The respondents reported their trust on a scale of 0 to 10 (0 = do not trust at all, 10 = trust completely). The average score for trust in other people was 6.8 among basic income recipients and 6.3 in the control group. As for trust in politicians and political parties, the average score among basic income recipients was 4.5 compared to 4.0 among members of the control group. The average scores for trust in courts and the police were 7.2 and 6.9 respectively among basic income recipients and the control group members.
Recipients of a basic income also expressed greater confidence in their ability to have influence over their own lives, in their personal finances and in their prospects of finding employment (3.2) than members of the control group (2.9, scale of 1 to 5, 1 = bad confidence; 5 = good condfidence). These differences persisted even when various background factors, such as age, gender, educational attainment, health and place of residence, were controlled for.

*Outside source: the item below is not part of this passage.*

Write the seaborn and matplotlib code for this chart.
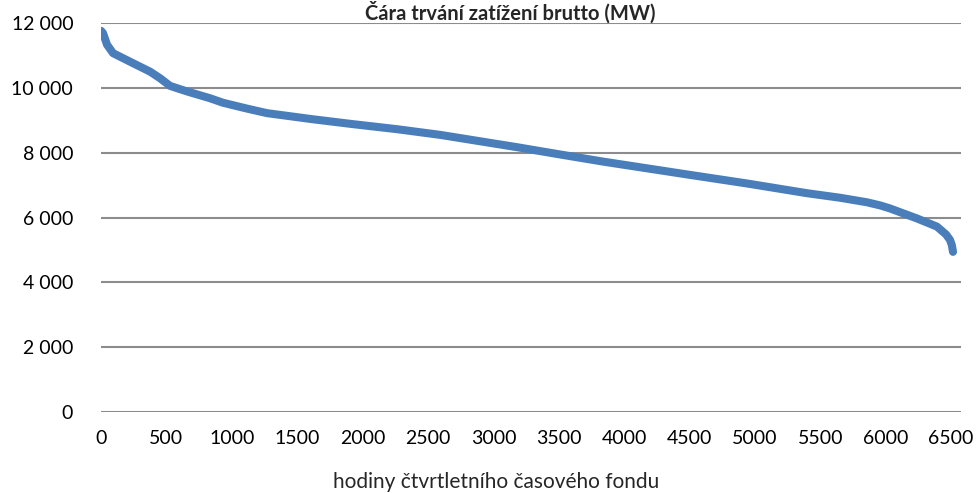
import pandas as pd
import matplotlib.pyplot as plt
import seaborn as sns

# Values (load duration curve)
hours = [0, 15, 46, 92, 245, 375, 450, 528, 657, 833, 933, 1116, 1269, 1621,
         1927, 2263, 2592, 3180, 3532, 3838, 4503, 4939, 5398, 5650, 5856,
         5960, 6032, 6239, 6391, 6460, 6491, 6505, 6514]
load_mw = [11760, 11690, 11330, 11070, 10760, 10500, 10300, 10060, 9890, 9680,
           9540, 9360, 9220, 9030, 8880, 8725, 8550, 8170, 7930, 7725, 7315,
           7050, 6750, 6610, 6470, 6370, 6280, 5970, 5720, 5480, 5310, 5150,
           4940]
y_ticks = [0, 2000, 4000, 6000, 8000, 10000, 12000]
x_ticks = list(range(0, 7000, 500))

title = "Čára trvání zatížení brutto (MW)"
x_label = "hodiny čtvrtletního časového fondu"

df = pd.DataFrame({"hodiny": hours, "zatizeni": load_mw})

sns.set_theme(style="white")
plt.rcParams["font.family"] = ["Lato", "DejaVu Sans"]

fig = plt.figure(figsize=(9.78, 4.93), dpi=100)
ax = fig.add_axes([0.1033, 0.1643, 0.8793, 0.789])

sns.lineplot(data=df, x="hodiny", y="zatizeni", ax=ax, color="#4a7ebb",
             linewidth=5.8, solid_capstyle="round", zorder=3)

ax.set_xlim(0, 6575)
ax.set_ylim(0, 12000)
ax.set_xticks(x_ticks)
ax.set_yticks(y_ticks)
ax.set_yticklabels([f"{v:,}".replace(",", " ") for v in y_ticks])
ax.tick_params(axis="both", length=0, labelsize=14, colors="black")
ax.tick_params(axis="x", pad=13)
ax.tick_params(axis="y", pad=20)

ax.grid(axis="y", color="#8c8c8c", linewidth=1.5)
ax.grid(axis="x", visible=False)
for s in ax.spines.values():
    s.set_visible(False)

ax.set_xlabel(x_label, fontsize=15)
ax.xaxis.set_label_coords(0.459, -0.155)
ax.set_ylabel("")

# title sits in the top strip, just above the 12 000 gridline
fig.text(510 / 978, 1 - 19.5 / 493, title, ha="center", va="baseline",
         fontsize=14.5, fontweight="bold")

plt.savefig("out.png", dpi=100)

According to Minna Ylikännö of Kela, trust in other people and in institutions is essential both to individual well-being and to the functioning of society at large.
The survey was carried out by means of phone interviews immediately before the experiment was concluded. The response rate was 23% (31% for the recipients of a basic income and 20% for the control group). The survey data makes it possible to investigate individual experiences of economic well-being, financial control, stress and trust.
Ylikännö said that the response rate was rather low as is often the case with surveys. By combining the survey data with data available in various registries, it may be possible to see more clearly how representative the survey was, Ylikännö said.
Receiving a basic income did not decrease the recipients’ willingness to participate in employment services.
Persons who received a basic income during the experiment had no obligation to participate in services offered by the employment authorities. Nevertheless, they participated in such services nearly as much as others.
Register data for the first year of the experiment suggests that the basic income experiment did not have any effect on employment. The recipients were no more – or less – likely to be gainfully employed than members of the control group.
The evaluation study of the basic income experiment generates data that can be used when reshaping the social security system. Results will become available during 2019 and 2020.
In the experiment, 2,000 randomly selected unemployed persons were paid a monthly tax-exempt basic income of 560 euros regardless of any other income they may have had or whether they were actively looking for work. The experiment was begun on 1 January 2017 and ended on 31 December 2018.